[WHAT YOU NEED TO DO]
Reply with one number: the count of lines in the data that hold the string "diagram".

[RECORDS SHOWN]
##############################

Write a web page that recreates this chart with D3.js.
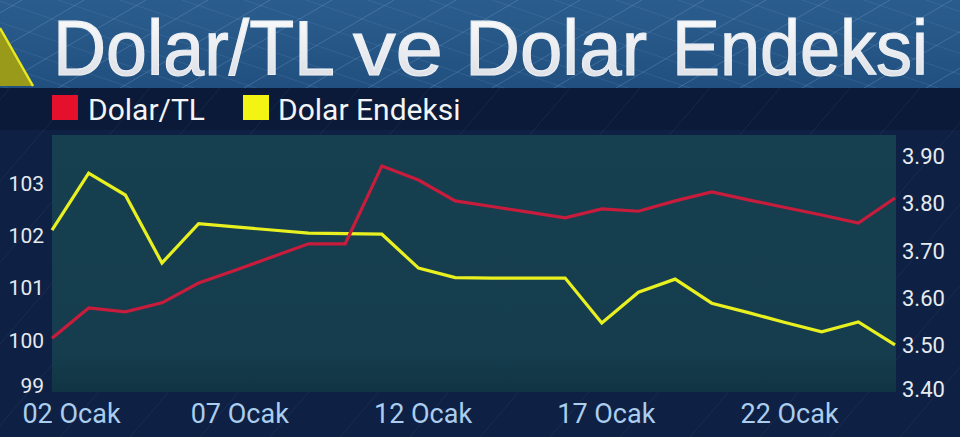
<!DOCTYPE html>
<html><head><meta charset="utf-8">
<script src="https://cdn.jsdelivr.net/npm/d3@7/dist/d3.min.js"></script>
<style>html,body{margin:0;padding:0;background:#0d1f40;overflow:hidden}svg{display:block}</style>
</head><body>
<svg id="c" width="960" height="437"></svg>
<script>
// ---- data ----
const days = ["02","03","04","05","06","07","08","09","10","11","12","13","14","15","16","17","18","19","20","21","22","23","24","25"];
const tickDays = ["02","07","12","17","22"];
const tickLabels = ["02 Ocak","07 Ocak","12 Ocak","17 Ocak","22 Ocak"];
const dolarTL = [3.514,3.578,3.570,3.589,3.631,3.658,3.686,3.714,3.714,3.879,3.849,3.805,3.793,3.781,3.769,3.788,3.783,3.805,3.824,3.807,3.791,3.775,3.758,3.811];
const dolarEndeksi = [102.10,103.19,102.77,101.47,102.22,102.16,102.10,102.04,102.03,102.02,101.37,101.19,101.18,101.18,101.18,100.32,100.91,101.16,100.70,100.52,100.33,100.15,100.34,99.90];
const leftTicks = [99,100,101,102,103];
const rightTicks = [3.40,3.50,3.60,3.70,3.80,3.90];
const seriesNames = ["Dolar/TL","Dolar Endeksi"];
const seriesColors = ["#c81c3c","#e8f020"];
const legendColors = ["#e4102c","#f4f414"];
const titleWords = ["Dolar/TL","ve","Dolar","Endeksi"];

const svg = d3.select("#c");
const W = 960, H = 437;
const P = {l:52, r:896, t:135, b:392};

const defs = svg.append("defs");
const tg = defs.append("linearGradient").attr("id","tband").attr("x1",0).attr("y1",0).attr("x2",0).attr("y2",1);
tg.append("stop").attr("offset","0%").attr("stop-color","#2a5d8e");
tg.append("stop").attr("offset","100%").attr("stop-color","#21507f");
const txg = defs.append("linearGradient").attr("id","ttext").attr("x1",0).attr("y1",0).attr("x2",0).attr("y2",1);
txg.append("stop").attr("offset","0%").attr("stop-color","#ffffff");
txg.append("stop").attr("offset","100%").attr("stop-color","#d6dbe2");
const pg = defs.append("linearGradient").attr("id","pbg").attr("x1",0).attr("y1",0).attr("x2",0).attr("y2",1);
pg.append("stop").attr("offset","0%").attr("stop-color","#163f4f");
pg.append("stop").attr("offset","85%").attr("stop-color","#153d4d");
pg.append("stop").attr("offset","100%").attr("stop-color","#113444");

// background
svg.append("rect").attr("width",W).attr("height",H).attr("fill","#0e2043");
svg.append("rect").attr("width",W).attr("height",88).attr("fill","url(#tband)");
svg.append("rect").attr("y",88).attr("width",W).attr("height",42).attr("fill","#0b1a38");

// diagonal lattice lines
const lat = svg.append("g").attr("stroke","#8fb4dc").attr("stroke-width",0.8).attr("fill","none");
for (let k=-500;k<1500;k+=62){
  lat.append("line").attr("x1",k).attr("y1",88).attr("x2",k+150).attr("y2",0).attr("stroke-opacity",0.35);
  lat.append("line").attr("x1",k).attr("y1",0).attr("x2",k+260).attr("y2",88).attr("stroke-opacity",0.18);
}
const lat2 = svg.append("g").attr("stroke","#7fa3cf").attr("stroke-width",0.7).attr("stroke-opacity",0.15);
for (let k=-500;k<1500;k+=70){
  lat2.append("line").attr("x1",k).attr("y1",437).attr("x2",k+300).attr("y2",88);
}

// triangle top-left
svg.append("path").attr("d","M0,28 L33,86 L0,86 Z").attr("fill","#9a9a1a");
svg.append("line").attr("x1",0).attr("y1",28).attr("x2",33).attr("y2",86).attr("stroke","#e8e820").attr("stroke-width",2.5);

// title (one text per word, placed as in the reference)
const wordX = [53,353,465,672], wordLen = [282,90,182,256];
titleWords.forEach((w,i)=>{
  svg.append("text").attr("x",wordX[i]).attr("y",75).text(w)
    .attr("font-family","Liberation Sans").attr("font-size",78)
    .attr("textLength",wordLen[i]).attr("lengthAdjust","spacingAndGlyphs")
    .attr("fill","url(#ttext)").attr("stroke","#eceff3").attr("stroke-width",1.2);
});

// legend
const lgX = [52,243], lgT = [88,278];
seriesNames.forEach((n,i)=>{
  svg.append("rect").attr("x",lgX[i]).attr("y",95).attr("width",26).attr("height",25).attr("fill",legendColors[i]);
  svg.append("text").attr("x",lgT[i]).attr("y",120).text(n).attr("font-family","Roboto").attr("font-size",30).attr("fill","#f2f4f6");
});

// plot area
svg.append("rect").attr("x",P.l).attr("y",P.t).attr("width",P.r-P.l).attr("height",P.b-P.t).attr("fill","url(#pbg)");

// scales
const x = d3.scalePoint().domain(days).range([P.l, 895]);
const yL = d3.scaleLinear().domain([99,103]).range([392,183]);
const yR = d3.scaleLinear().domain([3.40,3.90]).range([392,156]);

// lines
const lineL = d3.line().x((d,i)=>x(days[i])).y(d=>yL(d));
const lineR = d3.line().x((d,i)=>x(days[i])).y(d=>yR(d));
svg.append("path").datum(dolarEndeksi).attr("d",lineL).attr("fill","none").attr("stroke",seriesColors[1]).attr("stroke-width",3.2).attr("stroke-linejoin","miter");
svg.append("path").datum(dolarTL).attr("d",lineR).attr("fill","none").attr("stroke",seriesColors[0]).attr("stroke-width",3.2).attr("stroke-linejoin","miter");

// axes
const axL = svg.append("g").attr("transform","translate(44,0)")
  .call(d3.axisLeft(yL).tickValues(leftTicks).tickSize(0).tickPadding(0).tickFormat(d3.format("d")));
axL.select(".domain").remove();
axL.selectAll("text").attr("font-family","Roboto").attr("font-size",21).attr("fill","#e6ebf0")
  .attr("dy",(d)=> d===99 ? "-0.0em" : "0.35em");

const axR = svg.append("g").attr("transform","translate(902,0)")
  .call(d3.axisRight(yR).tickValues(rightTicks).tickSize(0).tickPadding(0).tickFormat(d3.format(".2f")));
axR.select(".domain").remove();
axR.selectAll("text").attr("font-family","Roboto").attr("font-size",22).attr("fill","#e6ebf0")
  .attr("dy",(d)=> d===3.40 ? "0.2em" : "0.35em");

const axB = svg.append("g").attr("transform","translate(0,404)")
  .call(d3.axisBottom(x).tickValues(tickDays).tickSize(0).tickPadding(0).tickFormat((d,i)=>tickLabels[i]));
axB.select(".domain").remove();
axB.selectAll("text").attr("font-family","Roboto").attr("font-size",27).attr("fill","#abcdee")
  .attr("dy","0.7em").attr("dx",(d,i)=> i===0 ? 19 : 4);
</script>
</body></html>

##############################

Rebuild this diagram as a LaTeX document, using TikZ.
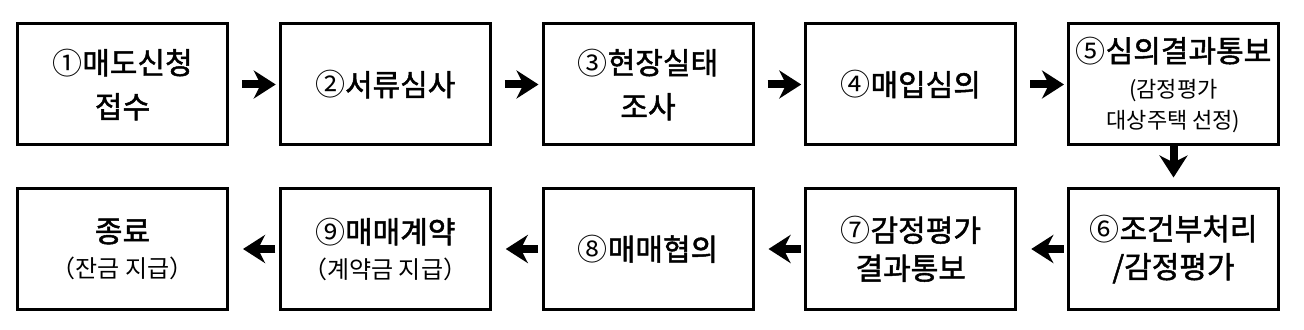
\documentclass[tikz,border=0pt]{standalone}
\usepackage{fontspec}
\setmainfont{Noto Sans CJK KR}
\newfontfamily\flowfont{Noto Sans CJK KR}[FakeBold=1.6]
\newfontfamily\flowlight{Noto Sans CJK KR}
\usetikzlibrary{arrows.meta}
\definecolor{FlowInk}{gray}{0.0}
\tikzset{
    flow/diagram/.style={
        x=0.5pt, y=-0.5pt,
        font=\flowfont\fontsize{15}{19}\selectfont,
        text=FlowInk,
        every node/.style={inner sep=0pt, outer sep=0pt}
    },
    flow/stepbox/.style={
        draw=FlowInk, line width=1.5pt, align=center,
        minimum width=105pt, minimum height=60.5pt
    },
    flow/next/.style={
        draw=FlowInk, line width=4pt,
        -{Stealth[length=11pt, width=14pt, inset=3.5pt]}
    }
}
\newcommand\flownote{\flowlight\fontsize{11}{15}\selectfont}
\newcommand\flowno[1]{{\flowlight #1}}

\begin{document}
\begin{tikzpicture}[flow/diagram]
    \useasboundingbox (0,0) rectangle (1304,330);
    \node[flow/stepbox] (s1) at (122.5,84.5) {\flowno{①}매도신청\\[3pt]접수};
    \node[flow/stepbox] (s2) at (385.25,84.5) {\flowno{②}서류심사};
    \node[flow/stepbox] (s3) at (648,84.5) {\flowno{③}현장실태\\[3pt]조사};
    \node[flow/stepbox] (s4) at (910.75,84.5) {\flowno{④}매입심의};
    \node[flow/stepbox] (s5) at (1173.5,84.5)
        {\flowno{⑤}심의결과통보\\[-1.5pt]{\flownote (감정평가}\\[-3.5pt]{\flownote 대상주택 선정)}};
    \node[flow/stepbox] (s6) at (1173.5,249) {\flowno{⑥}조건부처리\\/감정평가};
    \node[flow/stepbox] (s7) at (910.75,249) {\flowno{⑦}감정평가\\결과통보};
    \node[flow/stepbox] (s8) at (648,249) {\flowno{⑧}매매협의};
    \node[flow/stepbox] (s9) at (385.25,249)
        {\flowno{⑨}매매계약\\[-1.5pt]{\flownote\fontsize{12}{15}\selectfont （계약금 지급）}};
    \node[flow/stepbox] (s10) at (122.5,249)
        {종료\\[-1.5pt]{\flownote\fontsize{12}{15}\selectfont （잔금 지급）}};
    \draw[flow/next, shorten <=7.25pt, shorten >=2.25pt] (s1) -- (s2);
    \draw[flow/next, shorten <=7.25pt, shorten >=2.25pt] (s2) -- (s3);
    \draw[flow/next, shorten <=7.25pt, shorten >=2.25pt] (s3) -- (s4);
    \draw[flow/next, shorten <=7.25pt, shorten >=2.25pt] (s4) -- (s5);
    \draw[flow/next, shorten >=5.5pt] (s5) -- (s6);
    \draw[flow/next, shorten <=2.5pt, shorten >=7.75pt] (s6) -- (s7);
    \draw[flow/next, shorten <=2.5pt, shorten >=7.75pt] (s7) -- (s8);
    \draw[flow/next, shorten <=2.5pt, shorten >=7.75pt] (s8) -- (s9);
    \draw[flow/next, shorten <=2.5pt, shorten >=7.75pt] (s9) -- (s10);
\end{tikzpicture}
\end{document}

##############################

[SOLUTION FOR THIS TASK]
3